(Objective)
Copy out the listing in full, exactly as written, but not its pictures.

(Data lines)
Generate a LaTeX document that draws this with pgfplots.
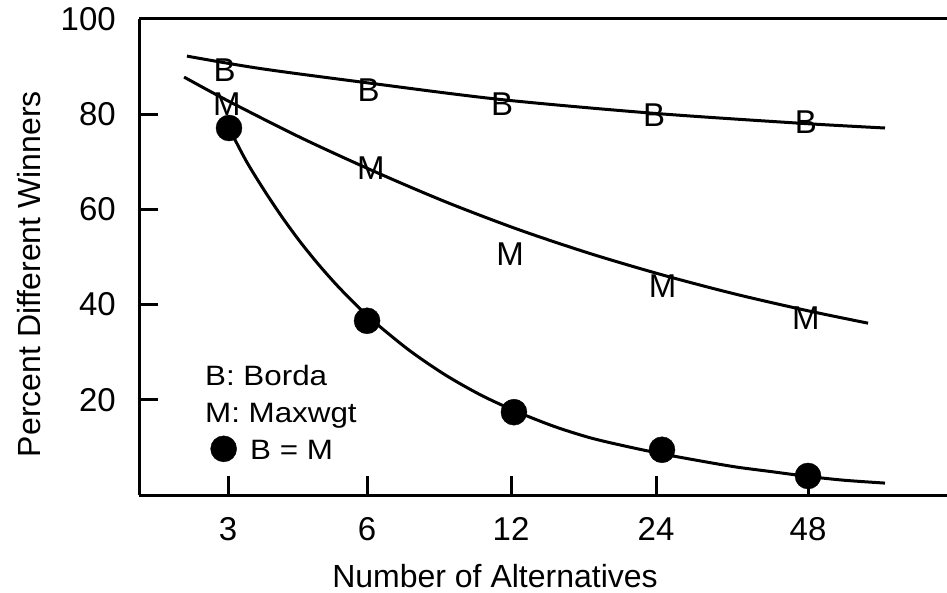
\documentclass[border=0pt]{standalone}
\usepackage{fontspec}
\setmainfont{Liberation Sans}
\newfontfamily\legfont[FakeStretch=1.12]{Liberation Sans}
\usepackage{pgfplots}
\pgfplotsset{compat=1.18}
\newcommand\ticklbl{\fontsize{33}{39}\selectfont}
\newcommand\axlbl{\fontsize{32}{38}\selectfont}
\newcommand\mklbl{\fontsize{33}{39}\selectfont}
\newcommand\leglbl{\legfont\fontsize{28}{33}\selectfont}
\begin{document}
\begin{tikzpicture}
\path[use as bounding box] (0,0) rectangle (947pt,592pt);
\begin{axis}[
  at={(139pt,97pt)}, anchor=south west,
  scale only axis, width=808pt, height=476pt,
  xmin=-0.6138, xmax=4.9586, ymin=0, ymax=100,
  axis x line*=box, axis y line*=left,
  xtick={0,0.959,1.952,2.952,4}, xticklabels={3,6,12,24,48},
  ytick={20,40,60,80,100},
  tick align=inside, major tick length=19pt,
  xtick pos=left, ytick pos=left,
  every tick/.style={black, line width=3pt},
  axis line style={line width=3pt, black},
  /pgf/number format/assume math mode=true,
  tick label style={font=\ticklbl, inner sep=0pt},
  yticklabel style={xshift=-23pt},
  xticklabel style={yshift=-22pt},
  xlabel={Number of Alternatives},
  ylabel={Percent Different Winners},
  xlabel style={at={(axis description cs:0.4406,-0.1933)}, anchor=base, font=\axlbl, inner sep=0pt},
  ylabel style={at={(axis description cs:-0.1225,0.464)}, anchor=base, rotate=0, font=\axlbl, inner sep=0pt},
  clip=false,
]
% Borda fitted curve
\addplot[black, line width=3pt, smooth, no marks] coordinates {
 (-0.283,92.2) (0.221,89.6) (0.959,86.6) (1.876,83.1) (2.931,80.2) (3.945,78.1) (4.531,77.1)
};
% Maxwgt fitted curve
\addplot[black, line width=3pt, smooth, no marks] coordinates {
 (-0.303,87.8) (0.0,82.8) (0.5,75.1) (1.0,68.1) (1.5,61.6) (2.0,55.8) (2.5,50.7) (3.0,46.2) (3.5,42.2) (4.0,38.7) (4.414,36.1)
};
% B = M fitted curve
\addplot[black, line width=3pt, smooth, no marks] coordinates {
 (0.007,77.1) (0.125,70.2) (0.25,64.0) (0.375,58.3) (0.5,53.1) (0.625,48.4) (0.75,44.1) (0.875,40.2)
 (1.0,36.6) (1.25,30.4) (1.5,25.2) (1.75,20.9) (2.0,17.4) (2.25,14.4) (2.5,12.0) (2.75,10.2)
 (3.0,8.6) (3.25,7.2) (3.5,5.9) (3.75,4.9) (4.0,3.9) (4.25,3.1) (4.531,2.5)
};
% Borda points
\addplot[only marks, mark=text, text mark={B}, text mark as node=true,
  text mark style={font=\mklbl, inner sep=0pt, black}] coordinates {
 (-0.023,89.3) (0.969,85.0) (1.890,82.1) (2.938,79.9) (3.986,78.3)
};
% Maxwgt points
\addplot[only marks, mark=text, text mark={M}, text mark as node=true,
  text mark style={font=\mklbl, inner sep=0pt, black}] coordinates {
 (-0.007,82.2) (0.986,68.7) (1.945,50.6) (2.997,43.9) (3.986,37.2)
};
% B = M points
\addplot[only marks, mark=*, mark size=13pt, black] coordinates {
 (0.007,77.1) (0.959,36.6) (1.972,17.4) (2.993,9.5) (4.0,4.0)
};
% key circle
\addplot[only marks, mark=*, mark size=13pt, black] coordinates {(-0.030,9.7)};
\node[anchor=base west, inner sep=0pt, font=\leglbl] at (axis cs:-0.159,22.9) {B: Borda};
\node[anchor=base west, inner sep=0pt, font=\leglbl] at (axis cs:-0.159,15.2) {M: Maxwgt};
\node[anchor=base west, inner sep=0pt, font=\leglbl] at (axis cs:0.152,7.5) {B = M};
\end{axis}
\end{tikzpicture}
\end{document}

(Expected answer)
Generate a LaTeX document that draws this with pgfplots.
\documentclass[border=0pt]{standalone}
\usepackage{fontspec}
\setmainfont{Liberation Sans}
\newfontfamily\legfont[FakeStretch=1.12]{Liberation Sans}
\usepackage{pgfplots}
\pgfplotsset{compat=1.18}
\newcommand\ticklbl{\fontsize{33}{39}\selectfont}
\newcommand\axlbl{\fontsize{32}{38}\selectfont}
\newcommand\mklbl{\fontsize{33}{39}\selectfont}
\newcommand\leglbl{\legfont\fontsize{28}{33}\selectfont}
\begin{document}
\begin{tikzpicture}
\path[use as bounding box] (0,0) rectangle (947pt,592pt);
\begin{axis}[
  at={(139pt,97pt)}, anchor=south west,
  scale only axis, width=808pt, height=476pt,
  xmin=-0.6138, xmax=4.9586, ymin=0, ymax=100,
  axis x line*=box, axis y line*=left,
  xtick={0,0.959,1.952,2.952,4}, xticklabels={3,6,12,24,48},
  ytick={20,40,60,80,100},
  tick align=inside, major tick length=19pt,
  xtick pos=left, ytick pos=left,
  every tick/.style={black, line width=3pt},
  axis line style={line width=3pt, black},
  /pgf/number format/assume math mode=true,
  tick label style={font=\ticklbl, inner sep=0pt},
  yticklabel style={xshift=-23pt},
  xticklabel style={yshift=-22pt},
  xlabel={Number of Alternatives},
  ylabel={Percent Different Winners},
  xlabel style={at={(axis description cs:0.4406,-0.1933)}, anchor=base, font=\axlbl, inner sep=0pt},
  ylabel style={at={(axis description cs:-0.1225,0.464)}, anchor=base, rotate=0, font=\axlbl, inner sep=0pt},
  clip=false,
]
% Borda fitted curve
\addplot[black, line width=3pt, smooth, no marks] coordinates {
 (-0.283,92.2) (0.221,89.6) (0.959,86.6) (1.876,83.1) (2.931,80.2) (3.945,78.1) (4.531,77.1)
};
% Maxwgt fitted curve
\addplot[black, line width=3pt, smooth, no marks] coordinates {
 (-0.303,87.8) (0.0,82.8) (0.5,75.1) (1.0,68.1) (1.5,61.6) (2.0,55.8) (2.5,50.7) (3.0,46.2) (3.5,42.2) (4.0,38.7) (4.414,36.1)
};
% B = M fitted curve
\addplot[black, line width=3pt, smooth, no marks] coordinates {
 (0.007,77.1) (0.125,70.2) (0.25,64.0) (0.375,58.3) (0.5,53.1) (0.625,48.4) (0.75,44.1) (0.875,40.2)
 (1.0,36.6) (1.25,30.4) (1.5,25.2) (1.75,20.9) (2.0,17.4) (2.25,14.4) (2.5,12.0) (2.75,10.2)
 (3.0,8.6) (3.25,7.2) (3.5,5.9) (3.75,4.9) (4.0,3.9) (4.25,3.1) (4.531,2.5)
};
% Borda points
\addplot[only marks, mark=text, text mark={B}, text mark as node=true,
  text mark style={font=\mklbl, inner sep=0pt, black}] coordinates {
 (-0.023,89.3) (0.969,85.0) (1.890,82.1) (2.938,79.9) (3.986,78.3)
};
% Maxwgt points
\addplot[only marks, mark=text, text mark={M}, text mark as node=true,
  text mark style={font=\mklbl, inner sep=0pt, black}] coordinates {
 (-0.007,82.2) (0.986,68.7) (1.945,50.6) (2.997,43.9) (3.986,37.2)
};
% B = M points
\addplot[only marks, mark=*, mark size=13pt, black] coordinates {
 (0.007,77.1) (0.959,36.6) (1.972,17.4) (2.993,9.5) (4.0,4.0)
};
% key circle
\addplot[only marks, mark=*, mark size=13pt, black] coordinates {(-0.030,9.7)};
\node[anchor=base west, inner sep=0pt, font=\leglbl] at (axis cs:-0.159,22.9) {B: Borda};
\node[anchor=base west, inner sep=0pt, font=\leglbl] at (axis cs:-0.159,15.2) {M: Maxwgt};
\node[anchor=base west, inner sep=0pt, font=\leglbl] at (axis cs:0.152,7.5) {B = M};
\end{axis}
\end{tikzpicture}
\end{document}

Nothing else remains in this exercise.